Josh’s thesis is that “most programming for young Jews is supported out of a desire to prevent intermarriage.” This, he says, has been termed “Jewish continuity.” At JOI we think Jewish continuity includes interfaith families raising Jewish children, but Josh’s point is that Jewish campus organizations put a huge emphasis on in-marriage. The promotion of Jewish continuity, at its best, empowers young Jews, he says. But at its worst, “the anxiety surrounding continuity causes the community to let statistics drown out content, values, and ideology. Such is the case with the growing support within the mainstream Jewish establishment for Chabad’s activities on college campuses.”
To be fair, we do support Chabad’s approach to outreach, but we part ways on a number of issues (namely interfaith marriage). But this article isn’t about whether or not it’s good to have Chabad on campus – Josh is instead making the argument that it’s not the best idea for the “Jewish establishment” to send students to Chabad in the name of Jewish continuity. Chabad does not stand for the type of Judaism that will resonate with unengaged or unaffiliated Jews, he says. There are strict divisions between men and women that “is anathema to the egalitarian ideals of less traditional denominations.”
Furthermore, while students are probably smart enough to contextualize and compartmentalize the experience, this ends up being insulting to Chabad because “the Jewish community uses such a justification to get around the ideological differences,” turning the experience into something of a spectacle, rather than a deeply rooted religious experience.
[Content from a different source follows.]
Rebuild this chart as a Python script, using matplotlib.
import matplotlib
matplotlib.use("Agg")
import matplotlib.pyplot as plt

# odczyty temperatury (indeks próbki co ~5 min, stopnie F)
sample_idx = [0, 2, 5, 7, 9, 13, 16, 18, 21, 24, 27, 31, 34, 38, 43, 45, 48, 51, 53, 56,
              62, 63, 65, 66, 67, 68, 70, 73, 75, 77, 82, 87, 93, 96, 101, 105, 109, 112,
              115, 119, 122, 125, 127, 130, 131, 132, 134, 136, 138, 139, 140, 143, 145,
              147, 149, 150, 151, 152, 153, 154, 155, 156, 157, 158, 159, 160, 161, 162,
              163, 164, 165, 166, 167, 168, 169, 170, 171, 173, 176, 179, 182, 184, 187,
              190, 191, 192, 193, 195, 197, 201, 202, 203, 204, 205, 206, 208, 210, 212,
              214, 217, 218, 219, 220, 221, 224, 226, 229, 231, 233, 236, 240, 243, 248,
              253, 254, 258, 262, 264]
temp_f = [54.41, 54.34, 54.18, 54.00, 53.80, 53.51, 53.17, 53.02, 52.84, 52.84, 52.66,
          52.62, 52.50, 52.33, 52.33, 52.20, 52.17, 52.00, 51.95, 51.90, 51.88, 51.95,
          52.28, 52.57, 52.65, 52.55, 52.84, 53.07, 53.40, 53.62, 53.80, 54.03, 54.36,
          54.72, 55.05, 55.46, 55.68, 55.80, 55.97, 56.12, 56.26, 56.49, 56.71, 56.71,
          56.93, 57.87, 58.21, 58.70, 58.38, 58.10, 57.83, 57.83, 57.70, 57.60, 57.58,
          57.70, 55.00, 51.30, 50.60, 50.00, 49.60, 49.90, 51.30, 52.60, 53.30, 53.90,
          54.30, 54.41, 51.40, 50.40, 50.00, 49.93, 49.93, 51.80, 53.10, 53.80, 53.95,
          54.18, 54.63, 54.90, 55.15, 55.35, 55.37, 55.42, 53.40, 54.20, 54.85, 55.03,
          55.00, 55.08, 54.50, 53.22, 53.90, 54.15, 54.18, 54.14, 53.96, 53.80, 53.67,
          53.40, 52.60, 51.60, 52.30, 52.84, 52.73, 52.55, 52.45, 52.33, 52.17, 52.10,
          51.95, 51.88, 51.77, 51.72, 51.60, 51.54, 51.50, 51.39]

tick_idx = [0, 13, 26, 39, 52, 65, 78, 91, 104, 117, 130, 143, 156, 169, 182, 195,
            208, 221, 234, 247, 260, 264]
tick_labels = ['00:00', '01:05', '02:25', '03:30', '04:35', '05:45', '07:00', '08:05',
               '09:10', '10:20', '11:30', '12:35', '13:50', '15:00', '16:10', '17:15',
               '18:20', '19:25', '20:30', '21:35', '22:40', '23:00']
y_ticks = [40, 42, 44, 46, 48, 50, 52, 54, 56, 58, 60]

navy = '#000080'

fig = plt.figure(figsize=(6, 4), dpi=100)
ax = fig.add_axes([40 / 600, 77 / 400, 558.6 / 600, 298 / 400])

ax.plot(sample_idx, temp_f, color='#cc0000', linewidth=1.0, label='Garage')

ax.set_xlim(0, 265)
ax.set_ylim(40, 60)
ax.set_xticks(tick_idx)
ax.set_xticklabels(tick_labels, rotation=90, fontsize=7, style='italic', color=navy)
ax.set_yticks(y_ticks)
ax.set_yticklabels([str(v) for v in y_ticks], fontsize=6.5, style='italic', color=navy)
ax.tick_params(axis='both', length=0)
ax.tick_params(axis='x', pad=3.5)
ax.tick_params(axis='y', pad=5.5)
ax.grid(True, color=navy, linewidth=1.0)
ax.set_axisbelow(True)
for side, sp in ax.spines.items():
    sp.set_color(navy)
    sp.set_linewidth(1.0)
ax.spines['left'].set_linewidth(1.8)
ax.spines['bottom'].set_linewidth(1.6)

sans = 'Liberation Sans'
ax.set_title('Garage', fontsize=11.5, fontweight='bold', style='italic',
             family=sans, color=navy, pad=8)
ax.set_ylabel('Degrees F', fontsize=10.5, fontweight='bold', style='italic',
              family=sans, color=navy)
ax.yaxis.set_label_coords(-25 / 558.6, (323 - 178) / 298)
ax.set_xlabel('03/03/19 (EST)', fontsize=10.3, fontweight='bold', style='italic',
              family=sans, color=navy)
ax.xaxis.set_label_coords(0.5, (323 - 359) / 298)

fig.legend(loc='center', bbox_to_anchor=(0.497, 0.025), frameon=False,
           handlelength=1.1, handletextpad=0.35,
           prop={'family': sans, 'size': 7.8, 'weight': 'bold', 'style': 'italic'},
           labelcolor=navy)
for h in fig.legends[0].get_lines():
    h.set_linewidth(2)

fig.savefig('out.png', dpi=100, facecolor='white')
He ends the piece by saying:
The appropriate response to the fears of intermarriage is not to throw Jewish experiences indiscriminately at young Jews, hoping something will stick long enough for them to circumcise their sons. Rather, it should challenge the community to rethink and to innovate, to be exciting and vibrant, to stand for something and not to compromise. In farming the work of continuity out to Chabad, the mainstream Jewish establishment throws away its own values, and wastes an opportunity to make real contributions to Jewish life.
This is a refreshingly bold statement, and one that we agree with. Most programming for young people gets rejected because it comes off as disingenuous, as Josh implies. And while Chabad does great outreach work (we even blogged about them on Friday), they represent a small fraction of the worldwide Jewish community. That’s why we have been working with Hillel over the last couple of years to, in their words, “provoke a renaissance in Jewish life.” In response to the piece, one commenter online said “Chabad isn’t going to provide an answer for most Jewish college students.” That person is right. Today’s young Jews are more diverse in terms of ideology and background than ever before – and it’s up to us to make sure they have all the tools and options necessary to establish a lasting connection to Judaism.